The Obama-Kennedy Health Care reform

Medicare is now insolvent. Its hospitalization insurance fund will not be able to pay for services after 2017 unless new financing is found. Its projected unfunded liabilities (payments above revenues) between now and 2082 total $36 trillion.

Medicare underpays physicians and hospitals. (So do Vermont's Catamount Health, which pays at Medicare rates, and Medicaid, which pays even less.) Obama and his allies are planning to finance much of their "reform" by further cutting payments to providers.

But when Medicare payments are cut, providers contrive to do more billable services to keep up their revenue. So as underpayments increase, the government will have to force providers to ration care to hold down total payments, and penalize providers who earn too much.

Underpayments by government health care programs are essentially a hidden tax on health care covered by private insurance.
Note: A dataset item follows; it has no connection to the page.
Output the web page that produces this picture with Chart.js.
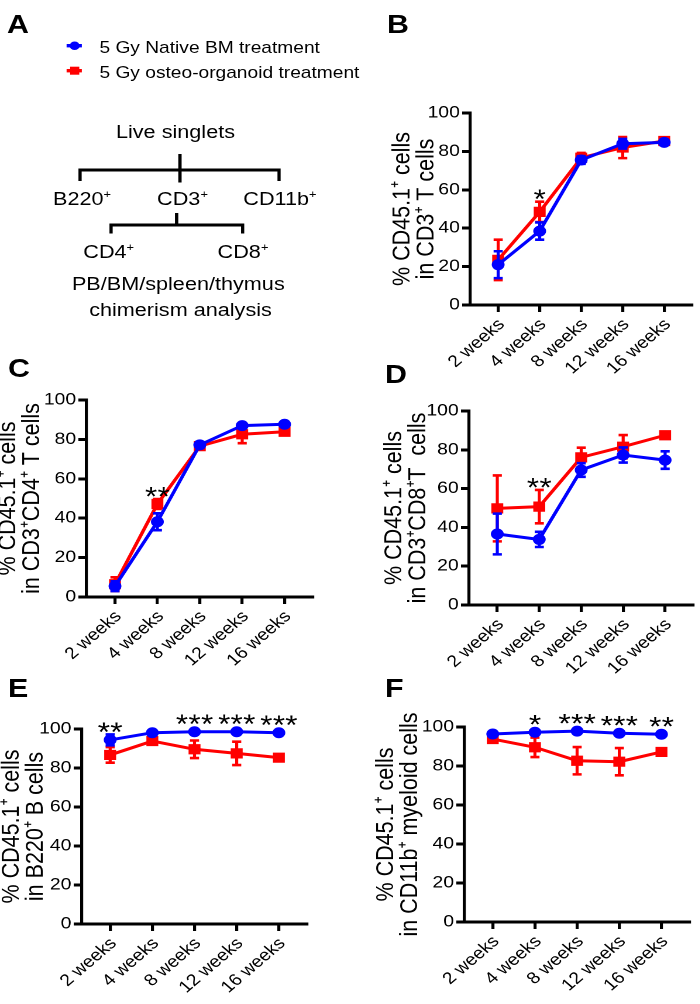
<!DOCTYPE html>
<html><head><meta charset="utf-8">
<script src="https://cdn.jsdelivr.net/npm/chart.js@4.4.1/dist/chart.umd.min.js"></script>
<style>
html,body{margin:0;padding:0;background:#fff;}
body{width:700px;height:1004px;overflow:hidden;position:relative;font-family:'Liberation Sans',Arial,Helvetica,sans-serif;}
#wrap{position:absolute;left:0;top:0;width:599px;height:1004px;transform:scaleX(1.17);transform-origin:0 0;}
#wrap canvas{position:absolute;}
#art{position:absolute;left:0;top:0;z-index:2;}
#art text{font-family:'Liberation Sans',Arial,Helvetica,sans-serif;fill:#000;}
</style></head><body>
<div id="wrap">
<svg id="art" width="599" height="1004" viewBox="0 0 599 1004" xmlns="http://www.w3.org/2000/svg">
  <!-- panel letters -->
  <text x="6" y="33" font-size="26" font-weight="bold">A</text>
  <text x="330.8" y="33" font-size="26" font-weight="bold">B</text>
  <text x="6.8" y="377" font-size="26" font-weight="bold">C</text>
  <text x="329" y="383" font-size="26" font-weight="bold">D</text>
  <text x="6.8" y="697" font-size="26" font-weight="bold">E</text>
  <text x="329" y="697" font-size="26" font-weight="bold">F</text>
  <!-- legend -->
  <line x1="57" y1="45.7" x2="70" y2="45.7" stroke="#0000ff" stroke-width="3.4"/>
  <circle cx="63.8" cy="45.7" r="4.3" fill="#0000ff"/>
  <line x1="57" y1="70.7" x2="70" y2="70.7" stroke="#ff0000" stroke-width="3.4"/>
  <rect x="59.8" y="66.7" width="8" height="8" fill="#ff0000"/>
  <text x="85" y="53.3" font-size="16.4">5 Gy Native BM treatment</text>
  <text x="85" y="78.3" font-size="16.4">5 Gy osteo-organoid treatment</text>
  <!-- gating tree -->
  <text x="150" y="138.3" font-size="18.5" text-anchor="middle">Live singlets</text>
  <path d="M153.8,154 V182.5 M68.4,181 V170 H238.5 V181" fill="none" stroke="#000" stroke-width="2.8"/>
  <text x="70.1" y="205" font-size="18.5" text-anchor="middle">B220<tspan font-size="11" dy="-7">+</tspan></text>
  <text x="156" y="205" font-size="18.5" text-anchor="middle">CD3<tspan font-size="11" dy="-7">+</tspan></text>
  <text x="239.3" y="205" font-size="18.5" text-anchor="middle">CD11b<tspan font-size="11" dy="-7">+</tspan></text>
  <path d="M151,213 V225 M94.9,233.5 V225 H207.4 V233.5" fill="none" stroke="#000" stroke-width="2.8"/>
  <text x="92.9" y="258.3" font-size="18.5" text-anchor="middle">CD4<tspan font-size="11" dy="-7">+</tspan></text>
  <text x="207.7" y="258.3" font-size="18.5" text-anchor="middle">CD8<tspan font-size="11" dy="-7">+</tspan></text>
  <text x="152.4" y="290" font-size="18.5" text-anchor="middle">PB/BM/spleen/thymus</text>
  <text x="154.3" y="316" font-size="18.5" text-anchor="middle">chimerism analysis</text>
</svg>
</div>
<script>
// ---------- data ----------
const weeks = ['2 weeks', '4 weeks', '8 weeks', '12 weeks', '16 weeks'];
const yTicks = [0, 20, 40, 60, 80, 100];

const titleB = ['% CD45.1⁺ cells', 'in CD3⁺ T cells'];
const nativeB = [21, 38.5, 75.5, 84, 84.7];
const nativeErrB = [7, 4.5, 2, 2.5, 1.5];
const organoidB = [23.5, 48.5, 76.7, 82, 85.4];
const organoidErrB = [10.5, 5.3, 2.5, 5.5, 1.5];
const sigB = ['', '*', '', '', ''];

const titleC = ['% CD45.1⁺ cells', 'in CD3⁺CD4⁺ T cells'];
const nativeC = [5.5, 38.2, 77.2, 87, 87.7];
const nativeErrC = [2.5, 4.3, 1.5, 1, 1];
const organoidC = [6.5, 47.2, 76.6, 82.6, 83.9];
const organoidErrC = [3.5, 2.5, 1.5, 4.5, 1.5];
const sigC = ['', '**', '', '', ''];

const titleD = ['% CD45.1⁺ cells', 'in CD3⁺CD8⁺T  cells'];
const nativeD = [36.6, 33.8, 69.6, 77.3, 74.7];
const nativeErrD = [10.5, 3.9, 3.5, 3.9, 4.5];
const organoidD = [49.8, 50.7, 76.1, 81.6, 87.5];
const organoidErrD = [17, 8.6, 5, 6, 1.5];
const sigD = ['', '**', '', '', ''];

const titleE = ['% CD45.1⁺ cells', 'in B220⁺ B cells'];
const nativeE = [94.4, 98.1, 98.6, 98.6, 98.1];
const nativeErrE = [2.8, 0.5, 0.5, 0.5, 0.5];
const organoidE = [86.7, 93.8, 89.6, 87.5, 85.3];
const organoidErrE = [4, 1.5, 4.5, 6, 1.5];
const sigE = ['**', '', '***', '***', '***'];

const titleF = ['% CD45.1⁺ cells', 'in CD11b⁺ myeloid cells'];
const nativeF = [96.4, 97.3, 97.9, 96.8, 96.3];
const nativeErrF = [0.5, 0.5, 0.5, 0.5, 0.5];
const organoidF = [93.8, 89.6, 82.7, 82.2, 87.2];
const organoidErrF = [1, 5, 7, 7, 1.5];
const sigF = ['', '*', '***', '***', '**'];

// ---------- layout / style ----------
const S = 1.17, WY = 84, PT = 40, HX = 85, PR = 3, CAP = 3.9;
const TITLE_FS = 21.5, TICK_FS = 16.5, SIG_FS = 27, SIG_GAP = 10.7;
const BLUE = '#0000ff', RED = '#ff0000';
const FONT = "'Liberation Sans', Arial, Helvetica, sans-serif";
Chart.defaults.font.family = FONT;
Chart.defaults.color = '#000';

const panels = [
  {axisX: 470, right: 697, top: 113, bottom: 305, titleOff: 58, title: titleB, nat: nativeB, natE: nativeErrB, org: organoidB, orgE: organoidErrB, sig: sigB},
  {axisX: 86, right: 318, top: 400, bottom: 597, titleOff: 67, title: titleC, nat: nativeC, natE: nativeErrC, org: organoidC, orgE: organoidErrC, sig: sigC},
  {axisX: 469, right: 698, top: 411, bottom: 605, titleOff: 64, title: titleD, nat: nativeD, natE: nativeErrD, org: organoidD, orgE: organoidErrD, sig: sigD},
  {axisX: 82, right: 312, top: 729, bottom: 924, titleOff: 60, title: titleE, nat: nativeE, natE: nativeErrE, org: organoidE, orgE: organoidErrE, sig: sigE},
  {axisX: 465, right: 696, top: 727, bottom: 922, titleOff: 67, title: titleF, nat: nativeF, natE: nativeErrF, org: organoidF, orgE: organoidErrF, sig: sigF}
];

const errPlugin = {
  id: 'errbars',
  beforeDatasetDraw(chart, args) {
    const ds = chart.data.datasets[args.index];
    const ctx = chart.ctx, xs = chart.scales.x, ys = chart.scales.y;
    ctx.save();
    ctx.strokeStyle = ds.borderColor;
    ctx.lineWidth = 2.6;
    ctx.lineCap = 'butt';
    ds.data.forEach((pt, i) => {
      const e = ds.errors[i];
      if (!e) return;
      const px = xs.getPixelForValue(pt.x);
      const yt = ys.getPixelForValue(pt.y + e);
      const yb = ys.getPixelForValue(pt.y - e);
      ctx.beginPath();
      ctx.moveTo(px, yt); ctx.lineTo(px, yb);
      ctx.moveTo(px - CAP, yt); ctx.lineTo(px + CAP, yt);
      ctx.moveTo(px - CAP, yb); ctx.lineTo(px + CAP, yb);
      ctx.stroke();
    });
    ctx.restore();
  },
  afterDatasetsDraw(chart, args, opts) {
    const sig = opts.sig || [];
    const ctx = chart.ctx, xs = chart.scales.x, ys = chart.scales.y;
    ctx.save();
    ctx.fillStyle = '#000';
    ctx.font = SIG_FS + 'px ' + FONT;
    ctx.textAlign = 'center';
    ctx.textBaseline = 'alphabetic';
    sig.forEach((s, i) => {
      if (!s) return;
      let top = Infinity;
      chart.data.datasets.forEach(ds => {
        const p = ds.data[i];
        top = Math.min(top, ys.getPixelForValue(p.y + ds.errors[i]), ys.getPixelForValue(p.y) - 5);
      });
      const base = top - 9 + 0.57 * SIG_FS;
      const cx = xs.getPixelForValue(i);
      const n = s.length;
      for (let k = 0; k < n; k++) {
        ctx.fillText(s[k], cx + (k - (n - 1) / 2) * SIG_GAP, base);
      }
    });
    ctx.restore();
  }
};

const wrap = document.getElementById('wrap');
panels.forEach(p => {
  const cv = document.createElement('canvas');
  const plotW = (p.right - p.axisX) / S;
  const w = Math.round(WY + plotW + PR);
  const h = PT + (p.bottom - p.top) + HX;
  cv.width = w; cv.height = h;
  cv.style.left = (p.axisX / S - WY) + 'px';
  cv.style.top = (p.top - PT) + 'px';
  cv.style.width = w + 'px';
  cv.style.height = h + 'px';
  wrap.appendChild(cv);
  new Chart(cv, {
    type: 'line',
    data: {
      datasets: [
        {label: '5 Gy Native BM treatment', data: p.nat.map((y, i) => ({x: i, y})), errors: p.natE,
         borderColor: BLUE, backgroundColor: BLUE, pointBackgroundColor: BLUE, pointBorderColor: BLUE,
         pointStyle: 'circle', pointRadius: 5, pointBorderWidth: 1, borderWidth: 3, tension: 0, clip: false},
        {label: '5 Gy osteo-organoid treatment', data: p.org.map((y, i) => ({x: i, y})), errors: p.orgE,
         borderColor: RED, backgroundColor: RED, pointBackgroundColor: RED, pointBorderColor: RED,
         pointStyle: 'rect', pointRadius: 6.5, pointBorderWidth: 1, borderWidth: 3, tension: 0, clip: false}
      ]
    },
    options: {
      responsive: false, animation: false, devicePixelRatio: 2,
      layout: {padding: {top: PT, right: PR, left: 0, bottom: 0}},
      plugins: {legend: {display: false}, tooltip: {enabled: false}, errbars: {sig: p.sig}},
      scales: {
        x: {
          type: 'linear', min: -0.67, max: 4.67,
          afterBuildTicks: s => { s.ticks = weeks.map((_, i) => ({value: i})); },
          afterFit: s => { s.height = HX; },
          ticks: {callback: v => weeks[v] ?? '', font: {size: TICK_FS}, color: '#000', minRotation: 45, maxRotation: 45, padding: 3, labelOffset: 3, autoSkip: false},
          grid: {display: true, drawOnChartArea: false, drawTicks: true, tickLength: 7, tickWidth: 2.6, lineWidth: 2.6, tickColor: '#000', color: '#000'},
          border: {display: true, color: '#000', width: 3}
        },
        y: {
          min: 0, max: 100,
          afterBuildTicks: s => { s.ticks = yTicks.map(v => ({value: v})); },
          afterFit: s => { s.width = WY; },
          ticks: {font: {size: TICK_FS}, color: '#000', padding: 2},
          grid: {display: true, drawOnChartArea: false, drawTicks: true, tickLength: 7, tickWidth: 3, lineWidth: 3, tickColor: '#000', color: '#000'},
          border: {display: true, color: '#000', width: 2.6},
          title: {display: true, text: p.title, color: '#000', font: {size: TITLE_FS, lineHeight: 0.95},
                  padding: {top: WY - p.titleOff - TITLE_FS * 0.95 / 2, bottom: 0}}
        }
      }
    },
    plugins: [errPlugin]
  });
});
</script>
</body></html>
Because government underpays, providers overcharge private insurers to close the shortfall. This cost shift results in ever-higher insurance premiums, and struggling employers start thinking about simply dropping their employee coverage. This is not a workable model.

The Obama-Kennedy plan is not single payer, because it allows private insurance to continue (under federal regulation). But it contains a "public option" program designed like Medicare. This is supposed to provide competition with private insurers.

Since the ultimate goal of Obama, Kennedy and their allies is single payer, it is perfectly clear that government benefits and favoritism enjoyed by the government-sponsored "public option" plan will allow that plan to underprice its private competitors. Eventually employers will have no choice but to dump their employees into the government plan - even if they are charged a penalty for doing so. This is single payer on the installment plan.

Obama recently remarked that "no one will take away" your current health plan, "no matter what". But a week later he amended that to say that the government won't take away your current plan - but you might lose your current plan because your employer, who owns your plan, might be forced to choose the cheaper "public option" plan.